In the aftermath of hurricanes Helene and Milton, states across the southern United States are going to court to try and extend voter registration deadlines. This has become an important topic as the hurricanes have created a voting access issue in some of the most key swing states for the 2024 Presidential Election taking place next month.
On October 9, 2024, Hurricane Milton made landfall near Tampa Bay, Florida as a category 3 hurricane. This storm hit just weeks after the devastating category 4 hurricane, Hurricane Helene, hit southern Florida on September 26, 2024. The destruction from these storms is still impacting the southern states with extreme flooding and wind damage.
The damage and storm evacuation orders have displaced many residents and made it difficult to reach polling locations. States like Florida, Georgia, Tennessee, and North Carolina are currently trying-and succeeding-at extending their voter registration deadlines and changing their voting methods in order to allow all citizens to have the opportunity to vote.
“A number of states have had to make modifications to their voting plans in response to damage from Hurricane Helene,” Forbes Article: How Hurricanes Milton And Helene Are Impacting Voter Deadlines In Key Swing States—As Groups Go To Court by Alison Durkee said. “North Carolina’s election board imposed a number of emergency measures to make it easier for voters in affected counties to cast a ballot, such as making it easier to change early polling sites and hours, allowing voters to vote at board of elections offices if they can’t get to their precinct and allowing voters to request absentee ballots in person through November, 4.”
While it seems that North Carolina and other states have been able to allow voters to register post hurricanes, it is not yet known how Hurricane Milton and Hurricane Helene will impact voter turnout and the results of the 2024 election. The main focus for states has been to make sure that there is access to voting, but not much focus has been put on making sure that all citizens cast their vote.
“I think that we’re far enough out from the presidential election, if there’s not another hurricane, that we can fix it enough so it won’t affect turnout,” Kim Guadagno, who oversaw elections when Hurricane Sandy hit New Jersey in 2012, said in an article in Politico by Madison Fernandez titled How the hurricanes could impact voting, according to a post-Sandy official. “But I did look at the voter turnout: In 2008 it was 72 percent. It dropped in 2012 to 66.8 in terms of turnout in New Jersey, and it went back up to 68.1 percent in terms of turnout in 2016. Was there a difference? Yes. Was it due to Sandy? I can’t think of any other factor that would have played a 2 percent role in turnout from ’12 to ’16.”
With the amount of damage caused by the hurricanes, people will be focused on fixing up their houses, and restarting their lives after the devastation of the storms. Many are worried that citizens won’t be focused on voting for the next president of the United States as they are about rebuilding after the hurricanes. It seems, however, that this was not the case in past presidential election years affected by hurricanes.

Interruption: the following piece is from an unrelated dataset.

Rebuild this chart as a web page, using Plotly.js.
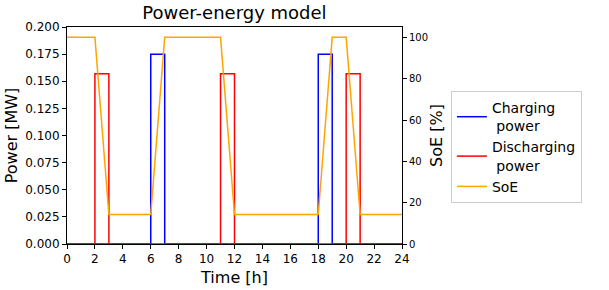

“The biggest surprise to us the morning of the presidential election was how many people were lined up to vote, and how many people insisted on exercising their franchise,” Guadagno said. “How many people said, ‘Okay, I cannot control the weather, I cannot control electricity, I cannot control the tides, but I can control who’s the next president of the United States.’ I think the surprise of 2012 was that people truly did want to vote in the districts that had been destroyed.”
Georgia and North Carolina have been swing states for years and will continue to be in this election. It is key for them to cast their votes, because every vote really does make a difference. With the election less than a month away, it is important that states begin to focus on voter turnout on-top of their voter registration expansion efforts.